Insecure? It Has Its Benefits
A desire to better oneself or personal relations can stem from insecurity.
Posted May 27, 2013
Insecurity is a form of anxiety. When one is insecure about oneself, it is due to a preoccupation with not measuring up to one’s perception of others, or other uneasiness that causes self-doubt. When one is insecure in a relationship, it is an anxiety or fear that the partner will find someone better, leave for other reasons, or otherwise hurt the relationship. Although in some relationships insecurity may stem from the partner’s history, it is often related to insecurity about oneself. Regardless of their partner’s history, there are some that feel secure in their relationship.
There is age-old advice that if someone cheated on his partner with you, you would be amiss to trust him to be faithful to you. Yet many people do enter relationships with someone they had an affair with. Many fully trust their partner, despite the relationship’s inauspicious beginnings. The opposite of insecure could be used to describe these individuals: confident. But is confidence always more appropriate than insecurity?

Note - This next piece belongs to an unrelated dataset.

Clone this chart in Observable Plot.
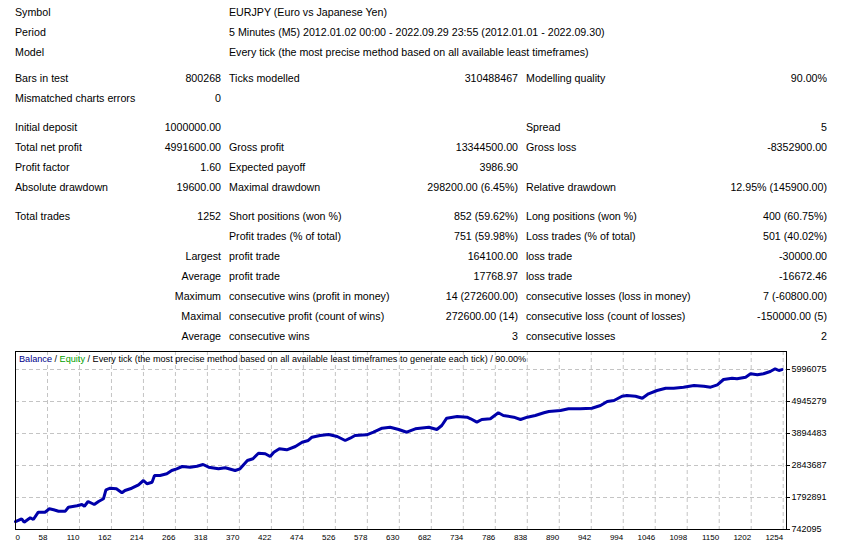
<!DOCTYPE html>
<html>
<head>
<meta charset="utf-8">
<script src="https://cdn.jsdelivr.net/npm/d3@7"></script>
<script src="https://cdn.jsdelivr.net/npm/@observablehq/plot@0.6"></script>
<style>
  html, body { margin: 0; padding: 0; background: #fff; }
  body { width: 842px; height: 547px; position: relative; overflow: hidden; font-family: "Liberation Sans", Arial, sans-serif; color: #000; }
  #report { position: absolute; left: 15px; top: 1.5px; font-size: 8pt; }
  .row { display: grid; grid-template-columns: 120px 86px 150px 147px 158px 151px; height: 20px; line-height: 20px; white-space: nowrap; }
  .row > div { overflow: visible; }
  .r { text-align: right; }
  .l { text-align: left; }
  .p { padding-left: 8px; }
  .span { grid-column: 3 / 7; padding-left: 8px; }
  #chart { position: absolute; left: 0; top: 345px; }
  #caption { position: absolute; left: 19px; top: 353.5px; font-size: 9.15px; white-space: nowrap; font-family: "Liberation Sans", Arial, sans-serif; }
</style>
</head>
<body>
<div id="report"></div>
<div id="chart"></div>
<div id="caption"></div>
<script>
// ---- Report table text ----
const headerRows = [
  ["Symbol", "EURJPY (Euro vs Japanese Yen)"],
  ["Period", "5 Minutes (M5) 2012.01.02 00:00 - 2022.09.29 23:55 (2012.01.01 - 2022.09.30)"],
  ["Model", "Every tick (the most precise method based on all available least timeframes)"]
];
const testRows = [
  ["Bars in test", "800268", "Ticks modelled", "310488467", "Modelling quality", "90.00%"],
  ["Mismatched charts errors", "0", "", "", "", ""]
];
const resultRows = [
  ["Initial deposit", "1000000.00", "", "", "Spread", "5"],
  ["Total net profit", "4991600.00", "Gross profit", "13344500.00", "Gross loss", "-8352900.00"],
  ["Profit factor", "1.60", "Expected payoff", "3986.90", "", ""],
  ["Absolute drawdown", "19600.00", "Maximal drawdown", "298200.00 (6.45%)", "Relative drawdown", "12.95% (145900.00)"]
];
const tradeRows = [
  ["Total trades", "1252", "Short positions (won %)", "852 (59.62%)", "Long positions (won %)", "400 (60.75%)"],
  ["", "", "Profit trades (% of total)", "751 (59.98%)", "Loss trades (% of total)", "501 (40.02%)"],
  ["", "Largest", "profit trade", "164100.00", "loss trade", "-30000.00"],
  ["", "Average", "profit trade", "17768.97", "loss trade", "-16672.46"],
  ["", "Maximum", "consecutive wins (profit in money)", "14 (272600.00)", "consecutive losses (loss in money)", "7 (-60800.00)"],
  ["", "Maximal", "consecutive profit (count of wins)", "272600.00 (14)", "consecutive loss (count of losses)", "-150000.00 (5)"],
  ["", "Average", "consecutive wins", "3", "consecutive losses", "2"]
];

// ---- Chart data (trade number, balance) ----
const trades = [0,16,20,30,35,43,54,61,68,76,87,92,106,114,118,124,134,141,149,153,160,170,179,184,195,206,214,220,228,232,241,252,260,268,277,290,301,311,320,336,347,363,371,383,392,401,412,420,426,435,447,461,472,482,488,501,515,529,542,550,558,577,588,602,615,629,642,656,678,691,699,707,724,740,746,756,764,778,791,799,816,827,838,851,865,873,892,905,924,943,957,968,979,992,1000,1014,1025,1035,1049,1063,1076,1092,1109,1125,1136,1147,1157,1171,1179,1193,1201,1212,1222,1233,1241,1247,1252];
const balance = [1000000,1093000,982000,1126000,1070000,1310000,1310000,1422000,1389000,1343000,1343000,1474000,1520000,1563000,1507000,1662000,1563000,1662000,1750000,2046000,2098000,2079000,1947000,2023000,2098000,2210000,2351000,2243000,2295000,2515000,2515000,2571000,2680000,2735000,2811000,2788000,2821000,2877000,2788000,2735000,2768000,2680000,2735000,3008000,3064000,3248000,3228000,3139000,3280000,3392000,3359000,3468000,3609000,3665000,3773000,3829000,3862000,3796000,3665000,3740000,3829000,3852000,3937000,4069000,4101000,4026000,3937000,4049000,4101000,4026000,4157000,4397000,4453000,4430000,4377000,4266000,4354000,4377000,4574000,4486000,4430000,4354000,4430000,4486000,4574000,4617000,4650000,4706000,4706000,4725000,4814000,4945000,4978000,5119000,5142000,5119000,5054000,5198000,5306000,5382000,5382000,5415000,5471000,5448000,5415000,5494000,5668000,5710000,5691000,5743000,5855000,5822000,5855000,5930000,6019000,5963000,5991600];

const xTicks = [0,58,110,162,214,266,318,370,422,474,526,578,630,682,734,786,838,890,942,994,1046,1098,1150,1202,1254];
const yTicks = [742095,1792891,2843687,3894483,4945279,5996075];
const yTop = 6587148;
const xDomain = [6, 1259.4];

const captionParts = [
  ["Balance", "#00008b"],
  [" / ", "#000"],
  ["Equity", "#00a000"],
  [" / Every tick (the most precise method based on all available least timeframes to generate each tick) / 90.00%", "#000"]
];

// ---- Build report ----
const report = document.getElementById("report");
function addRow(cells, cls) {
  const row = document.createElement("div");
  row.className = "row";
  cells.forEach((c, i) => {
    const d = document.createElement("div");
    d.textContent = c;
    d.className = cls[i];
    row.appendChild(d);
  });
  report.appendChild(row);
}
function spacer(h) {
  const s = document.createElement("div");
  s.style.height = h + "px";
  report.appendChild(s);
}
const sixCls = ["l", "r", "l p", "r", "l p", "r"];
headerRows.forEach(r => addRow([r[0], "", r[1]], ["l", "r", "span"]));
spacer(6.5);
testRows.forEach(r => addRow(r, sixCls));
spacer(8.5);
resultRows.forEach(r => addRow(r, sixCls));
spacer(9.5);
tradeRows.forEach(r => addRow(r, sixCls));

// ---- Chart ----
const data = trades.map((t, i) => ({t, v: balance[i]}));
const gridStyle = {stroke: "#c4c4c4", strokeOpacity: 1, strokeDasharray: "4,3"};
const chart = Plot.plot({
  width: 842,
  height: 202,
  marginLeft: 15,
  marginRight: 56,
  marginTop: 6,
  marginBottom: 18,
  style: {fontFamily: "Liberation Sans, Arial, sans-serif", background: "#fff", color: "#000", overflow: "visible"},
  x: {domain: xDomain, clamp: true},
  y: {domain: [yTicks[0], yTop]},
  marks: [
    Plot.gridX(xTicks.slice(1), gridStyle),
    Plot.gridY(yTicks.slice(1), gridStyle),
    Plot.line(data, {x: "t", y: "v", stroke: "#0000aa", strokeWidth: 3, strokeLinejoin: "miter"}),
    Plot.frame({stroke: "#000"}),
    Plot.axisY(yTicks, {anchor: "right", tickSize: 3, tickPadding: 2, fontSize: 9, label: null, tickFormat: d => String(d)}),
    Plot.axisX([xTicks[0]], {tickSize: 0, tickPadding: 5, fontSize: 8, label: null, textAnchor: "start", tickFormat: d => String(d)}),
    Plot.axisX(xTicks.slice(1), {tickSize: 0, tickPadding: 5, fontSize: 8, label: null, textAnchor: "end", tickFormat: d => String(d)})
  ]
});
document.getElementById("chart").appendChild(chart);

const cap = document.getElementById("caption");
captionParts.forEach(([txt, col]) => {
  const s = document.createElement("span");
  s.textContent = txt;
  s.style.color = col;
  cap.appendChild(s);
});
</script>
</body>
</html>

Let me provide an example: A couple enters therapy at the wife’s behest to determine if the relationship can be saved. She is threatening to leave the relationship, as she feels he will not change and provide her what she needs. She is feeling insecure. She doesn’t feel he is thoughtful of her, doesn’t prioritize her, and feels he is more attentive to other women (waitresses at restaurants, coworkers, etc). This insecurity is both because of his behavior (though he adamantly denies any infidelity) and also because of personal insecurities. He, on the other hand, seems nonplussed by the difficulties, and ambivalent as to whether she leaves or not. He believes this is just how he is (as I wrote in “That’s Just How I Am” this can be detrimental to relations). He states that he doesn’t believe she will leave. It could easily be said he is confident and secure in the relationship. Yet I don’t imagine anyone would want to be on the other side of this encounter with a partner. Though many find confidence attractive and insecurity unattractive, a little honest concern and anxiety about the relationship ending would go a long way toward reparation in this scenario.
Insecurity doesn’t feel good. When it stems from poor self-worth or an anxious temperament it would be beneficial for the distressed individual to work on becoming more self-confident and less anxious. Too often insecurity becomes a self-fulfilling prophecy; the partner is pushed away. In these cases it is of the utmost importance that the root of the insecurity is explored and dealt with. Still, it would be helpful to have at least an iota of insecurity.
As I wrote in “Seinfeld, Upper Hand, And Relationship Attachment Style”, security may be evident in one relationship, yet the individual might be insecure in another. This is due to one partner being more attached to the relationship, or more “in love” than his partner is. As Buddha purported, “He who loves 50 people has 50 woes; he who loves no one has no woes.” This quote refers to attachment, the nemesis of overcoming suffering. Simply, when attached peace is problematic.
The quote doesn’t indicate you shouldn’t love. Buddhists are advocates of compassion and loving-kindness. It simply promotes love without attachment. This is a lofty ideal. As I wrote in “Love’s Tug Of War”, love is a balance between this ideal love (agape) and our need to function in reality and be protected from pain. In a romantic relationship people will feel some level of attachment. Often the individual who is more attached, who feels he has more to lose, will be less secure. This is a natural attempt to control and somehow avoid pain (even though it is often unavoidable). Although this insecurity may be uncomfortable, it is a result of attempting to avoid a bigger pain.
Insecurity serves a purpose. At times the purpose may be dysfunctional (experiencing discomfort to avoid a pain that, in all likelihood, one will still experience). The attachment to the individual denotes romantic love, which can be at once a beautiful and painful endeavor. Most importantly, a reasonable level of insecurity about oneself or a relationship can lead to reflection and self-improvement. If looked at more objectively, a partner could be flattered that her partner is so attached (rather than feeling choked). Of course, all of this assumes an appropriate level of insecurity, one that doesn’t drown out the positives.
As with most things in life (or at least those I write about), balance is vital. Self-awareness is key. A desire to better oneself and or the relationship can stem from a healthy amount of insecurity. If one is too insecure, there are a plethora of writings to help. One could also move toward a more spiritual love, where fear and attachment wane. Or, one can moderate his insecurity, see it as a part of romantic love, and use it as motivation to improve oneself and the relationship.